The millions dead and the countless lives ruined are enough reason to abhor the Nazis, but the suppression in the 1930s and 40s of music by certain composers adds even more to the long list of offenses. In addition, critical tastes and trends also hurt the careers of composers considered old-fashioned. So it’s heartening to hear the work of Walter Braunfels (1882-1954) being resurrected, albeit decades after the injustice and his death. You can read about Braunfels’ story plus conductor Manfred Honeck and the Pittsburgh Symphony’s role in his revival in a recent New York Times article, a PSO blog, a Post-Gazette blog, and a Tribune Review concert preview.

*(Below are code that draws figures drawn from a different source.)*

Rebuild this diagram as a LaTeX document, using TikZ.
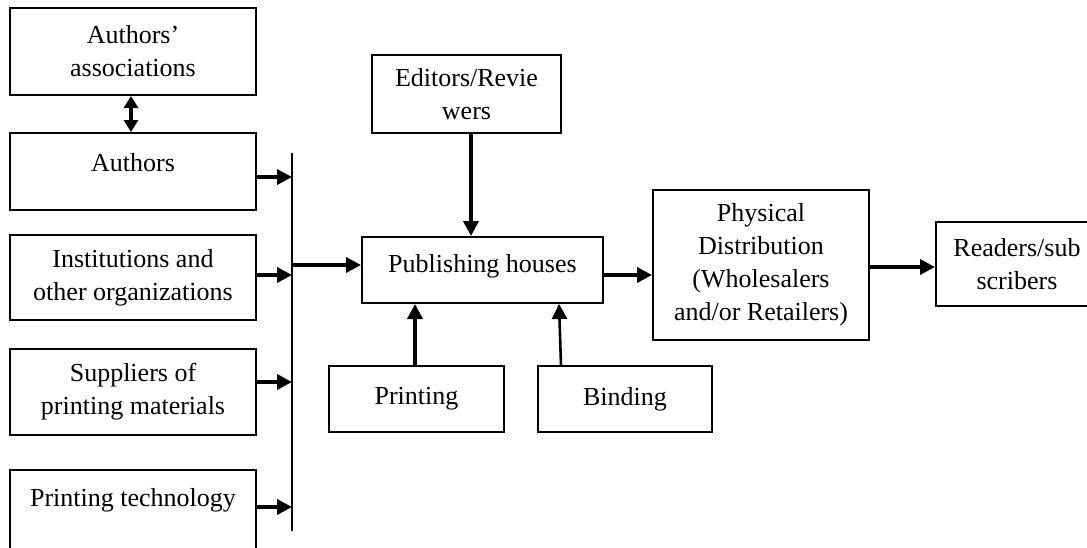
\documentclass[tikz,border=0pt]{standalone}
\usepackage{fontspec}
\setmainfont{Liberation Serif}
\usetikzlibrary{arrows.meta,calc}
\begin{document}
\begin{tikzpicture}[x=1pt,y=-1pt,
  box/.style={draw,line width=2pt,rectangle,align=center,inner sep=0pt,
    font=\fontsize{26}{33}\selectfont},
  arr/.style={line width=3.6pt,-{Triangle[length=15pt,width=15pt]}},
  darr/.style={line width=3.6pt,{Triangle[length=12pt,width=14pt]}-{Triangle[length=12pt,width=14pt]}},
  busline/.style={line width=2.2pt}]
\useasboundingbox[fill=white] (0,0) rectangle (1087,547);
% left column
\node[box,minimum width=246pt,minimum height=87pt] (assoc) at (133,51.5) {Authors’\\associations};
\node[box,minimum width=246pt,minimum height=77pt,text depth=18pt] (authors) at (133,171.5) {Authors};
\node[box,minimum width=246pt,minimum height=85pt] (inst) at (133,277.5) {Institutions and\\other organizations};
\node[box,minimum width=246pt,minimum height=86pt] (supp) at (133,392) {Suppliers of\\printing materials};
\node[box,minimum width=246pt,minimum height=100pt,text depth=46pt] (tech) at (133,520) {Printing technology};
% bus
\coordinate (bustop) at (292,153);
\coordinate (busbot) at (292,531);
\coordinate (b1) at (292,177);
\coordinate (b2) at (292,275);
\coordinate (b3) at (292,382);
\coordinate (b4) at (292,507);
\coordinate (bout) at (292,265);
\draw[busline] (bustop) -- (busbot);
% middle
\node[box,minimum width=241pt,minimum height=66pt,text depth=14pt] (ph) at (482.5,270) {Publishing houses};
\node[box,minimum width=189pt,minimum height=78pt] (ed) at (466.5,94) {Editors/Revie\\wers};
\node[box,minimum width=175pt,minimum height=66pt] (print) at (416.5,399) {Printing};
\node[box,minimum width=174pt,minimum height=66pt] (bind) at (625,399) {Binding};
\node[box,minimum width=216pt,minimum height=150pt] (pd) at (761,265) {Physical\\Distribution\\(Wholesalers\\and/or Retailers)};
\node[box,minimum width=162pt,minimum height=84pt] (read) at (1017,264) {Readers/sub\\scribers};
% arrows
\draw[darr] ($(assoc.south)+(-2,0)$) -- ($(authors.north)+(-2,0)$);
\draw[arr] (authors.east |- b1) -- (b1);
\draw[arr] (inst.east |- b2) -- (b2);
\draw[arr] (supp.east |- b3) -- (b3);
\draw[arr] (tech.east |- b4) -- (b4);
\draw[arr] (bout) -- (ph.west |- bout);
\draw[arr] (ed.south -| 471,0) -- (ph.north -| 471,0);
\draw[arr] (print.north -| 415,0) -- (ph.south -| 415,0);
\draw[arr,line width=2.6pt] (bind.north -| 561,0) -- (ph.south -| 559,0);
\draw[arr] (ph.east |- 0,275) -- (pd.west |- 0,275);
\draw[arr] (pd.east |- 0,267) -- (read.west |- 0,267);
\end{tikzpicture}
\end{document}
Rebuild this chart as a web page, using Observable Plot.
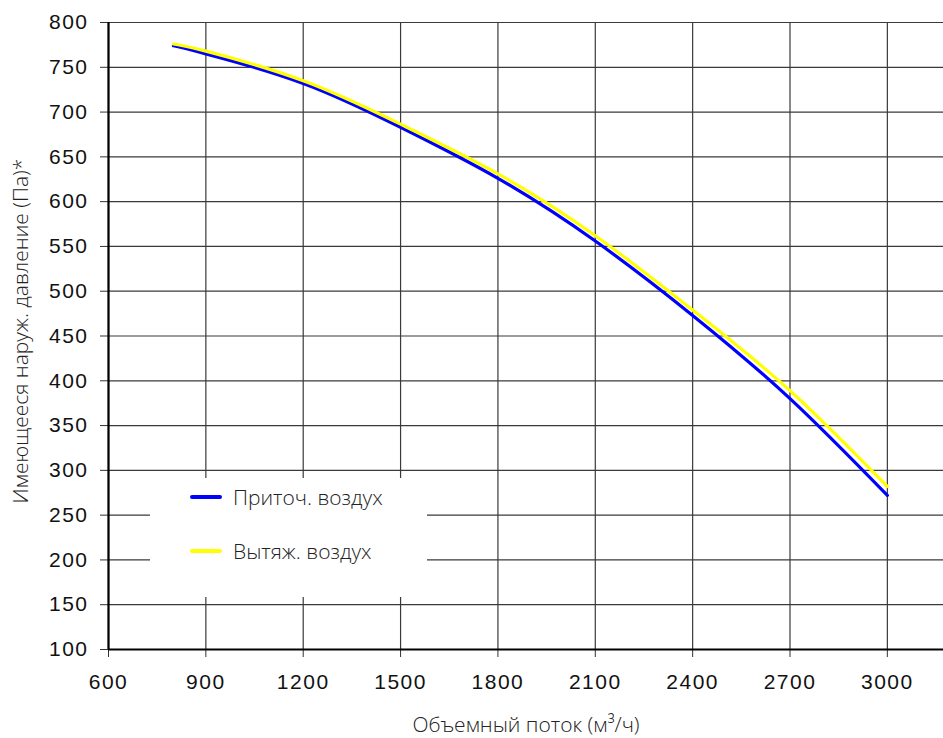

In this blog post, though, I’m simply directing you to three recordings in the library’s collection where you can discover his music.
- Die Vögel [The Birds]
This fantastical opera based on a Aristophanes play was enormously popular in the 1920s and finally was revived in the 90s. This release is part of the Entartete Musik series, a project on the Decca label to record and reawaken interest in music subdued by the Nazis.
- Phantastiche Erscheinungen [Fantastic Appearances of a Theme by Hector Berlioz]
This is the orchestral piece that Honeck excerpted to begin the PSO concerts of last weekend, the finale of their 2010-2011 season. Hear the whole grand thing here.
Braunfels was born half-Jewish but Catholic in faith. This sacred choral work was recorded by Manfred Honeck with a Swedish orchestra and choir. Parts of it were performed in 2009 by the PSO.
Fans of Wagner, Mahler, Strauss, Korngold, and other German or Austrian post-romantic composers are especially encouraged to check these out.